Date of this Version

May 2002

Comments

Published in Great Plains Quarterly, vol. 22, no. 2 (Spring 2002). Published by the Center for Great Plains Studies, University of Nebraska–Lincoln. Copyright © 2000 Center for Great Plains Studies. Used by permission.

Abstract

Perhaps more than any other figure in American history, William Jennings Bryan is remembered for specific and identifiable moments of rhetorical action: the much-revered 1896 "Cross of Gold" speech and the much-maligned Scopes "monkey trial" of 1925. The dissonance between these two events, at least with respect to the ways in which political and rhetorical history has traditionally recorded them, could not be more striking. Bryan, the "Boy Orator," was, at thirty-six years, the youngest and most left-leaning candidate ever to receive a major party nomination for the US presidency. He is often regarded as the founder of the modern Democratic party if not much of modern liberalism.

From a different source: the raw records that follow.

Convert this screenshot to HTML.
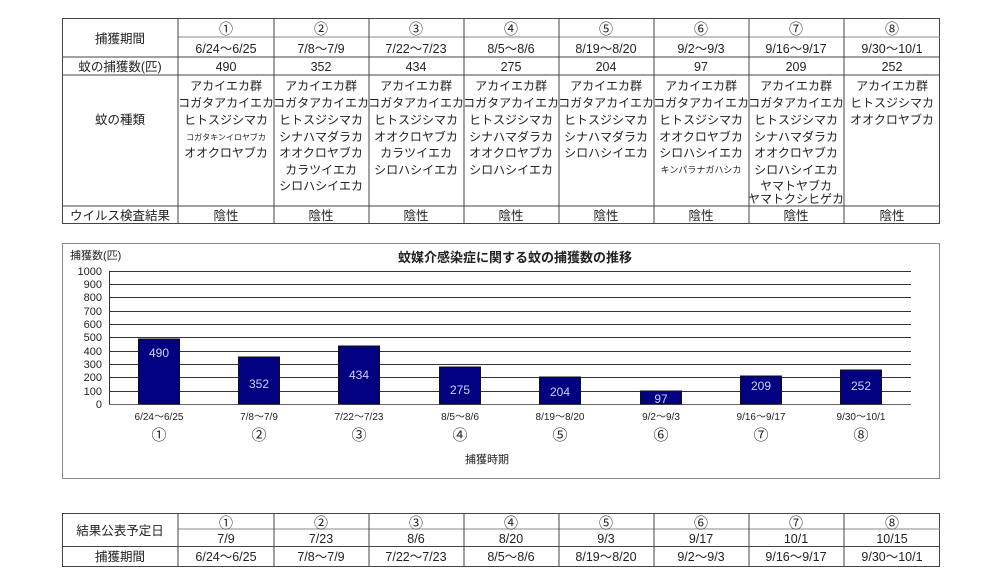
<!DOCTYPE html>
<html><head><meta charset="utf-8"><style>
body{margin:0;background:#fff;}
svg text{font-family:"Liberation Sans","Noto Sans CJK JP",sans-serif;fill:#222;}
svg text.bl{fill:#d0d0ff;}
svg .circ text{font-family:"Noto Sans CJK JP",sans-serif;}
</style></head><body>
<svg width="1000" height="583" viewBox="0 0 1000 583" xmlns="http://www.w3.org/2000/svg">
<g stroke="#444" stroke-width="1" fill="none">
<rect x="62.5" y="18.5" width="877" height="205"/>
<line x1="178" y1="37" x2="940" y2="37" stroke="#888"/>
<line x1="62" y1="57" x2="940" y2="57"/>
<line x1="62" y1="75" x2="940" y2="75"/>
<line x1="62" y1="206" x2="940" y2="206"/>
<line x1="178" y1="18" x2="178" y2="223"/>
<line x1="274" y1="18" x2="274" y2="223"/>
<line x1="369" y1="18" x2="369" y2="223"/>
<line x1="464" y1="18" x2="464" y2="223"/>
<line x1="559" y1="18" x2="559" y2="223"/>
<line x1="654" y1="18" x2="654" y2="223"/>
<line x1="749" y1="18" x2="749" y2="223"/>
<line x1="844" y1="18" x2="844" y2="223"/>
</g>
<g font-size="12.5" text-anchor="middle">
<text x="120" y="43">捕獲期間</text>
<text x="120" y="71">蚊の捕獲数(匹)</text>
<text x="120" y="124">蚊の種類</text>
<text x="120" y="220">ウイルス検査結果</text>
</g>
<g font-size="14" text-anchor="middle" class="circ">
<text x="226" y="34">①</text><text x="321" y="34">②</text><text x="416" y="34">③</text><text x="511" y="34">④</text><text x="606" y="34">⑤</text><text x="701" y="34">⑥</text><text x="796" y="34">⑦</text><text x="892" y="34">⑧</text>
</g>
<g font-size="12.5" text-anchor="middle">
<text x="226" y="53">6/24～6/25</text><text x="321" y="53">7/8～7/9</text><text x="416" y="53">7/22～7/23</text><text x="511" y="53">8/5～8/6</text><text x="606" y="53">8/19～8/20</text><text x="701" y="53">9/2～9/3</text><text x="796" y="53">9/16～9/17</text><text x="892" y="53">9/30～10/1</text>
<text x="226" y="71">490</text><text x="321" y="71">352</text><text x="416" y="71">434</text><text x="511" y="71">275</text><text x="606" y="71">204</text><text x="701" y="71">97</text><text x="796" y="71">209</text><text x="892" y="71">252</text>
<text x="226" y="220">陰性</text><text x="321" y="220">陰性</text><text x="416" y="220">陰性</text><text x="511" y="220">陰性</text><text x="606" y="220">陰性</text><text x="701" y="220">陰性</text><text x="796" y="220">陰性</text><text x="892" y="220">陰性</text>
</g>
<g font-size="12" text-anchor="middle">
<g transform="translate(226,0)"><text y="90">アカイエカ群</text><text y="107">コガタアカイエカ</text><text y="124">ヒトスジシマカ</text><text y="140" font-size="8">コガタキンイロヤブカ</text><text y="157">オオクロヤブカ</text></g>
<g transform="translate(321,0)"><text y="90">アカイエカ群</text><text y="107">コガタアカイエカ</text><text y="124">ヒトスジシマカ</text><text y="141">シナハマダラカ</text><text y="157">オオクロヤブカ</text><text y="174">カラツイエカ</text><text y="190">シロハシイエカ</text></g>
<g transform="translate(416,0)"><text y="90">アカイエカ群</text><text y="107">コガタアカイエカ</text><text y="124">ヒトスジシマカ</text><text y="141">オオクロヤブカ</text><text y="157">カラツイエカ</text><text y="174">シロハシイエカ</text></g>
<g transform="translate(511,0)"><text y="90">アカイエカ群</text><text y="107">コガタアカイエカ</text><text y="124">ヒトスジシマカ</text><text y="141">シナハマダラカ</text><text y="157">オオクロヤブカ</text><text y="174">シロハシイエカ</text></g>
<g transform="translate(606,0)"><text y="90">アカイエカ群</text><text y="107">コガタアカイエカ</text><text y="124">ヒトスジシマカ</text><text y="141">シナハマダラカ</text><text y="157">シロハシイエカ</text></g>
<g transform="translate(701,0)"><text y="90">アカイエカ群</text><text y="107">コガタアカイエカ</text><text y="124">ヒトスジシマカ</text><text y="141">オオクロヤブカ</text><text y="157">シロハシイエカ</text><text y="173" font-size="9">キンパラナガハシカ</text></g>
<g transform="translate(796,0)"><text y="90">アカイエカ群</text><text y="107">コガタアカイエカ</text><text y="124">ヒトスジシマカ</text><text y="141">シナハマダラカ</text><text y="157">オオクロヤブカ</text><text y="174">シロハシイエカ</text><text y="190">ヤマトヤブカ</text><text y="203">ヤマトクシヒゲカ</text></g>
<g transform="translate(892,0)"><text y="90">アカイエカ群</text><text y="107">ヒトスジシマカ</text><text y="124">オオクロヤブカ</text></g>
</g>

<!-- chart -->
<rect x="62.5" y="243.5" width="877" height="235" fill="#fff" stroke="#888"/>
<text x="515" y="262" font-size="13" text-anchor="middle" font-weight="bold">蚊媒介感染症に関する蚊の捕獲数の推移</text>
<text x="70" y="259" font-size="11">捕獲数(匹)</text>
<g stroke="#333" stroke-width="1">
<line x1="109" y1="271.5" x2="911" y2="271.5"/><line x1="109" y1="284.5" x2="911" y2="284.5"/><line x1="109" y1="297.5" x2="911" y2="297.5"/><line x1="109" y1="311.5" x2="911" y2="311.5"/><line x1="109" y1="324.5" x2="911" y2="324.5"/><line x1="109" y1="337.5" x2="911" y2="337.5"/><line x1="109" y1="351.5" x2="911" y2="351.5"/><line x1="109" y1="364.5" x2="911" y2="364.5"/><line x1="109" y1="377.5" x2="911" y2="377.5"/><line x1="109" y1="391.5" x2="911" y2="391.5"/>
<line x1="109.5" y1="271" x2="109.5" y2="404"/>
<line x1="109" y1="404.5" x2="911" y2="404.5" stroke="#666"/>
</g>
<g font-size="11" text-anchor="end">
<text x="102" y="275">1000</text><text x="102" y="288">900</text><text x="102" y="301">800</text><text x="102" y="315">700</text><text x="102" y="328">600</text><text x="102" y="341">500</text><text x="102" y="355">400</text><text x="102" y="368">300</text><text x="102" y="381">200</text><text x="102" y="395">100</text><text x="102" y="408">0</text>
</g>
<g fill="#000080" stroke="#111" stroke-width="1">
<rect x="138.5" y="339" width="41" height="65"/>
<rect x="238.5" y="357" width="41" height="47"/>
<rect x="338.5" y="346" width="41" height="58"/>
<rect x="439.5" y="367" width="41" height="37"/>
<rect x="539.5" y="377" width="41" height="27"/>
<rect x="640.5" y="391" width="41" height="13"/>
<rect x="740.5" y="376" width="41" height="28"/>
<rect x="840.5" y="370" width="41" height="34"/>
</g>
<g font-size="12" text-anchor="middle">
<text class="bl" x="159" y="357">490</text><text class="bl" x="259" y="388">352</text><text class="bl" x="359" y="379">434</text><text class="bl" x="460" y="394">275</text><text class="bl" x="560" y="396">204</text><text class="bl" x="661" y="403">97</text><text class="bl" x="761" y="390">209</text><text class="bl" x="861" y="390">252</text>
</g>
<g font-size="10" text-anchor="middle">
<text x="159" y="420">6/24～6/25</text><text x="259" y="420">7/8～7/9</text><text x="359" y="420">7/22～7/23</text><text x="460" y="420">8/5～8/6</text><text x="560" y="420">8/19～8/20</text><text x="661" y="420">9/2～9/3</text><text x="761" y="420">9/16～9/17</text><text x="861" y="420">9/30～10/1</text>
</g>
<g font-size="15" text-anchor="middle" class="circ">
<text x="159" y="440">①</text><text x="259" y="440">②</text><text x="359" y="440">③</text><text x="460" y="440">④</text><text x="560" y="440">⑤</text><text x="661" y="440">⑥</text><text x="761" y="440">⑦</text><text x="861" y="440">⑧</text>
</g>
<text x="487" y="463" font-size="11" text-anchor="middle">捕獲時期</text>

<!-- bottom table -->
<g stroke="#444" stroke-width="1" fill="none">
<rect x="62.5" y="513.5" width="877" height="53"/>
<line x1="178" y1="529" x2="940" y2="529" stroke="#888"/>
<line x1="62" y1="546.5" x2="940" y2="546.5"/>
<line x1="178" y1="513" x2="178" y2="567"/><line x1="274" y1="513" x2="274" y2="567"/><line x1="369" y1="513" x2="369" y2="567"/><line x1="464" y1="513" x2="464" y2="567"/><line x1="559" y1="513" x2="559" y2="567"/><line x1="654" y1="513" x2="654" y2="567"/><line x1="749" y1="513" x2="749" y2="567"/><line x1="844" y1="513" x2="844" y2="567"/>
</g>
<g font-size="14" text-anchor="middle" class="circ">
<text x="226" y="528">①</text><text x="321" y="528">②</text><text x="416" y="528">③</text><text x="511" y="528">④</text><text x="606" y="528">⑤</text><text x="701" y="528">⑥</text><text x="796" y="528">⑦</text><text x="892" y="528">⑧</text>
</g>
<g font-size="12.5" text-anchor="middle">
<text x="120" y="535">結果公表予定日</text>
<text x="120" y="561">捕獲期間</text>
<text x="226" y="543">7/9</text><text x="321" y="543">7/23</text><text x="416" y="543">8/6</text><text x="511" y="543">8/20</text><text x="606" y="543">9/3</text><text x="701" y="543">9/17</text><text x="796" y="543">10/1</text><text x="892" y="543">10/15</text>
<text x="226" y="561">6/24～6/25</text><text x="321" y="561">7/8～7/9</text><text x="416" y="561">7/22～7/23</text><text x="511" y="561">8/5～8/6</text><text x="606" y="561">8/19～8/20</text><text x="701" y="561">9/2～9/3</text><text x="796" y="561">9/16～9/17</text><text x="892" y="561">9/30～10/1</text>
</g>
</svg>
</body></html>
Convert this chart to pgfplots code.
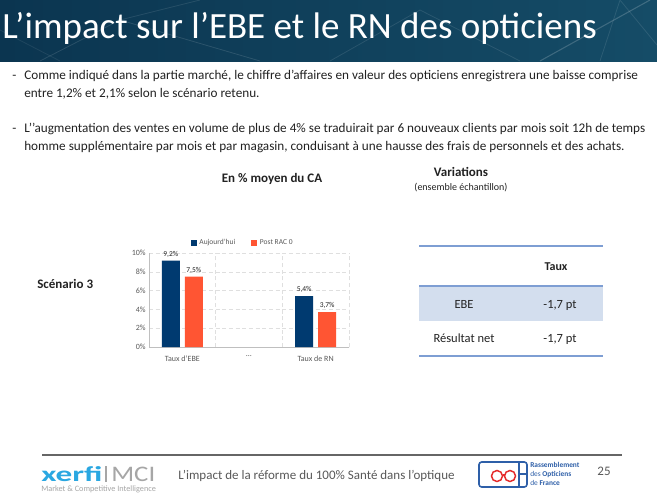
\documentclass[border=0pt]{standalone}
\usepackage{pgfplots}
\pgfplotsset{compat=1.18}
\usepackage{fontspec}
\setmainfont{Carlito}

\definecolor{navy}{HTML}{003A70}
\definecolor{coral}{HTML}{FF5533}
\definecolor{bandA}{HTML}{0B3550}
\definecolor{bandB}{HTML}{154C67}
\definecolor{tline}{HTML}{7E9ED3}
\definecolor{tfill}{HTML}{D3DEEE}
\definecolor{txt}{HTML}{222222}
\definecolor{gtxt}{HTML}{595959}
\definecolor{xblue}{HTML}{2AA7E1}
\definecolor{rofblue}{HTML}{2E5FA8}
\definecolor{rofred}{HTML}{E52A2A}

% font size given in pixels of the reference
\newcommand{\px}[1]{\fontsize{\dimexpr#1pt*3/4\relax}{\dimexpr#1pt*9/10\relax}\selectfont}

\begin{document}
\begin{tikzpicture}
\begin{scope}[x=0.75pt,y=-0.75pt]
  \path[use as bounding box] (0,0) rectangle (657,494);
  \fill[white] (0,0) rectangle (657,494);

  % title band
  \shade[left color=bandA,right color=bandB] (0,0) rectangle (657,61);
  \begin{scope}
    \clip (0,0) rectangle (657,61);
    \draw[white,opacity=0.12,line width=0.6pt] (40,61) -- (120,20) -- (260,61);
    \draw[white,opacity=0.10,line width=0.6pt] (120,20) -- (200,0);
    \draw[white,opacity=0.10,line width=0.6pt] (330,61) -- (420,10) -- (520,61);
    \draw[white,opacity=0.18,line width=0.8pt] (540,61) -- (650,0);
    \draw[white,opacity=0.10,line width=0.6pt] (600,61) -- (620,0) -- (657,45);
    \draw[white,opacity=0.08,line width=0.6pt] (0,30) -- (60,61);
  \end{scope}
  \node[anchor=base west,inner sep=0,text=white,font=\px{37}] at (2,38.5)
    {L’impact sur l’EBE et le RN des opticiens};

  % bullets
  \begin{scope}[every node/.style={anchor=base west,inner sep=0,text=txt,font=\px{13.2}}]
    \node at (12,79) {-};
    \node at (24,79) {Comme indiqué dans la partie marché, le chiffre d’affaires en valeur des opticiens enregistrera une baisse comprise};
    \node at (24,97) {entre 1,2\% et 2,1\% selon le scénario retenu.};
    \node at (12,132) {-};
    \node at (24,132) {L’’augmentation des ventes en volume de plus de 4\% se traduirait par 6 nouveaux clients par mois soit 12h de temps};
    \node at (24,150) {homme supplémentaire par mois et par magasin, conduisant à une hausse des frais de personnels et des achats.};
  \end{scope}

  % headings
  \node[anchor=base,inner sep=0,text=txt,font=\px{13}\bfseries] at (272,182) {En \% moyen du CA};
  \node[anchor=base,inner sep=0,text=txt,font=\px{13}\bfseries] at (461,176) {Variations};
  \node[anchor=base,inner sep=0,text=txt,font=\px{10}] at (461,190) {(ensemble échantillon)};
  \node[anchor=base west,inner sep=0,text=txt,font=\px{13}\bfseries] at (37,288) {Scénario 3};

  % table
  \fill[tfill] (419,286) rectangle (603,321);
  \draw[tline,line width=1.1pt] (419,246) -- (603,246);
  \draw[tline,line width=1.1pt] (419,286) -- (603,286);
  \draw[tline,line width=1.1pt] (419,356) -- (603,356);
  \node[anchor=base,inner sep=0,text=txt,font=\px{12}\bfseries] at (556,270) {Taux};
  \node[anchor=base,inner sep=0,text=txt,font=\px{12.5}] at (464,308) {EBE};
  \node[anchor=base,inner sep=0,text=txt,font=\px{12.5}] at (560,308) {-1,7 pt};
  \node[anchor=base,inner sep=0,text=txt,font=\px{12.5}] at (464,342) {Résultat net};
  \node[anchor=base,inner sep=0,text=txt,font=\px{12.5}] at (560,342) {-1,7 pt};

  % footer
  \draw[gray!80!black,line width=0.8pt] (42,455) -- (622,455);
  \node[anchor=base west,inner sep=0,text=gtxt,font=\px{13}] at (178,479)
    {L’impact de la réforme du 100\% Santé dans l’optique};
  \node[anchor=base,inner sep=0,text=gtxt,font=\px{13}] at (604,475) {25};
  % xerfi logo
  \node[anchor=base west,inner sep=0,text=xblue] at (41,481.5)
    {\resizebox{46pt}{11.2pt}{\bfseries xerfi}};
  \draw[gray!70,line width=0.8pt] (106,466) -- (106,481.5);
  \node[anchor=base west,inner sep=0,text=gray!70] at (111,481.5)
    {\resizebox{33pt}{10.8pt}{MCI}};
  \node[anchor=base west,inner sep=0,text=gray!70] at (41,491.5)
    {\resizebox{86pt}{!}{\px{6}Market \& Competitive Intelligence}};
  % ROF logo
  \draw[rofblue,line width=1.2pt,rounded corners=2pt] (479,462) rectangle (527,487);
  \draw[rofblue,line width=1.2pt] (519,462) -- (519,487) (519,474) -- (527,474);
  \draw[rofred,line width=1.1pt] (497,476) circle (5.5) (510,476) circle (5.5);
  \draw[rofred,line width=0.9pt] (502.5,475) -- (504.5,475);
  \node[anchor=base west,inner sep=0,text=rofblue,font=\px{7.4}] at (530,467) {\bfseries Rassemblement};
  \node[anchor=base west,inner sep=0,text=rofblue,font=\px{7.4}] at (530,476) {des \bfseries Opticiens};
  \node[anchor=base west,inner sep=0,text=rofblue,font=\px{7.4}] at (530,485) {de \bfseries France};
\end{scope}

\begin{axis}[
  at={(111.75pt,-260.25pt)}, anchor=south west,
  scale only axis, width=150pt, height=70.5pt,
  ybar=3.75pt, bar width=13.5pt,
  xmin=-0.5, xmax=2.5, ymin=0, ymax=10,
  xtick={0,1,2},
  xticklabels={{Taux d'EBE},{…},{Taux de RN}},
  ytick={0,2,4,6,8,10},
  yticklabels={0\%,2\%,4\%,6\%,8\%,10\%},
  extra x ticks={0.5,1.5,2.5}, extra x tick labels={},
  extra x tick style={grid=major},
  ymajorgrids,
  grid style={densely dashed,draw=gray!25},
  axis x line*=bottom, axis y line*=left,
  axis line style={draw=gray!50,-},
  tick style={draw=none},
  tick label style={font=\px{8},text=gtxt},
  xticklabel style={yshift=1pt},
  yticklabel style={xshift=1pt},
  nodes near coords,
  point meta=explicit symbolic,
  every node near coord/.append style={font=\px{7.5},text=txt,yshift=-1pt},
  legend style={at={(0.47,1.01)}, anchor=south, legend columns=2, draw=none, fill=none,
    font=\px{7.5}, text=gtxt,
    /tikz/every even column/.append style={column sep=10pt}},
  legend image code/.code={\fill[#1] (0pt,-2.3pt) rectangle (4.5pt,2.3pt);},
]
\addplot[fill=navy,draw=none] coordinates {(0,9.2) [9,2\%] (2,5.4) [5,4\%]};
\addplot[fill=coral,draw=none] coordinates {(0,7.5) [7,5\%] (2,3.7) [3,7\%]};
\legend{Aujourd'hui,Post RAC 0}
\end{axis}
\end{tikzpicture}
\end{document}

The causes for which the former Nebraska congressman and three-time presidential candidate fought anticipated and buttressed many of the Progressive Era's largest accomplishments. Years after Bryan's death, Herbert Hoover would note his legacy with some bitterness, saying that Franklin D. Roosevelt's New Deal was merely "Bryanism under new words and methods." Bryan would make a distinctively rhetorical mark as well. Michael Kazin calls him the first "celebrity politician," a man whose oratorical skills earned him a massive and loyal following of supporters willing to travel miles just to hear him speak. His barnstorming campaign practices and popular rhetoric changed the face of presidential campaigning, and perhaps presidential governance, by making both candidate and message more immediately accessible to the American public. For Bryan's many admirers, he was a man ahead of his time. As Myron Phillips put it simply, Bryan was born "thirty years too soon."